— GIVEN DATA —
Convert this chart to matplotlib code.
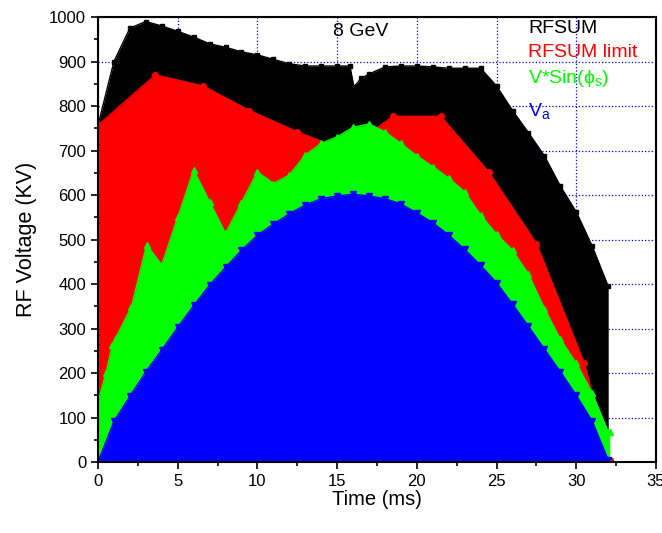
import matplotlib.pyplot as plt
from matplotlib.ticker import MultipleLocator

plt.rcParams['font.family'] = ['Liberation Sans', 'DejaVu Sans']
plt.rcParams['mathtext.fontset'] = 'custom'
plt.rcParams['mathtext.rm'] = 'Liberation Sans'
plt.rcParams['mathtext.it'] = 'Liberation Sans:italic'

# === data ===
t_sum = [0, 1, 2, 3, 4, 5, 6, 7, 8, 9, 10, 11, 12, 13, 14, 15, 15.8, 16.05, 16.5,
         17, 18, 19, 20, 21, 22, 23, 24, 25, 26, 27, 28, 29, 30, 31, 32]
rfsum = [757, 900, 975, 990, 980, 968, 955, 940, 932, 922, 915, 905, 895, 890, 890, 890, 890, 843, 862,
         872, 888, 890, 890, 888, 885, 885, 885, 845, 790, 740, 688, 620, 562, 485, 395]

t_lim = [0, 3.6, 6.6, 9.5, 12.5, 15.5, 18.5, 21.5, 24.5, 27.5, 30.5, 32.1]
rfsum_lim = [757, 870, 845, 790, 742, 700, 777, 777, 652, 491, 222, 5]

t_vs = [0, 0.5, 0.9, 1.1, 2.1, 3.05, 4, 5, 6, 7, 8, 9, 10, 11, 12, 13, 14, 15, 16, 17,
        18, 19, 20, 21, 22, 23, 24, 25, 26, 27, 28, 29, 30, 31, 32, 32.1]
vsin = [135, 200, 263, 278, 349, 488, 443, 550, 656, 585, 514, 583, 652, 626, 645, 690, 716, 731, 752, 760,
        742, 716, 688, 664, 638, 607, 555, 512, 476, 422, 345, 276, 222, 155, 68, 68]

t_va = [0, 1, 2, 3, 4, 5, 6, 7, 8, 9, 10, 11, 12, 13, 14, 15, 16, 17,
        18, 19, 20, 21, 22, 23, 24, 25, 26, 27, 28, 29, 30, 31, 32]
va = [0, 92, 148, 203, 252, 303, 352, 398, 438, 476, 510, 535, 558, 578, 592, 598, 602, 598,
      592, 580, 560, 538, 510, 478, 442, 403, 355, 305, 254, 203, 150, 92, 5]

fig, ax = plt.subplots(figsize=(6.62, 5.33), dpi=100)
fig.subplots_adjust(left=0.148, right=0.991, bottom=0.133, top=0.968)

ax.fill_between(t_sum + [32], rfsum + [0], 0, color='black', lw=0, zorder=2)
ax.plot(t_sum, rfsum, color='black', marker='s', ms=3, lw=1, zorder=2)
ax.fill_between(t_lim, rfsum_lim, 0, color='red', lw=0, zorder=3)
ax.plot(t_lim, rfsum_lim, color='red', marker='o', ms=4, lw=1, zorder=3)
ax.fill_between(t_vs + [32.1], vsin + [0], 0, color='#00ff00', lw=0, zorder=4)
ax.plot(t_vs, vsin, color='#00ff00', marker='^', ms=5, lw=1, zorder=4)
ax.fill_between(t_va, va, 0, color='#0000ff', lw=0, zorder=5)
ax.plot(t_va, va, color='#0000ff', marker='v', ms=4, lw=1, zorder=5)

ax.set_xlim(0, 35)
ax.set_ylim(0, 1000)
ax.xaxis.set_major_locator(MultipleLocator(5))
ax.xaxis.set_minor_locator(MultipleLocator(2.5))
ax.yaxis.set_major_locator(MultipleLocator(100))
ax.yaxis.set_minor_locator(MultipleLocator(50))
ax.tick_params(which='major', direction='out', length=5, width=1.2, labelsize=12)
ax.tick_params(which='minor', direction='out', length=3, width=1.2)
ax.grid(True, color='#0000ff', linestyle=':', linewidth=0.9, zorder=0)
ax.set_axisbelow(True)
for s in ax.spines.values():
    s.set_linewidth(1.5)
    s.set_zorder(6)

ax.set_xlabel('Time (ms)', fontsize=14.5, labelpad=1)
ax.set_ylabel('RF Voltage (KV)', fontsize=15.5, labelpad=9)

ax.text(16.5, 968, '8 GeV', fontsize=14, ha='center', va='center', zorder=7)
ax.text(27.0, 975, 'RFSUM', fontsize=14, color='black', va='center', zorder=7)
ax.text(27.0, 921, 'RFSUM limit', fontsize=14, color='red', va='center', zorder=7)
ax.text(27.0, 862, r'V*Sin($\mathrm{ϕ}_\mathrm{s}$)', fontsize=14, color='#00ff00', va='center', zorder=7)
ax.text(27.0, 790, r'V$_\mathrm{a}$', fontsize=14, color='#0000ff', va='center', zorder=7)

fig.savefig('out.png', dpi=100)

— TASK PROMPT —
Report how many lines contain "matplotlib". Give nothing but the number.

— WORKED ANSWER —
3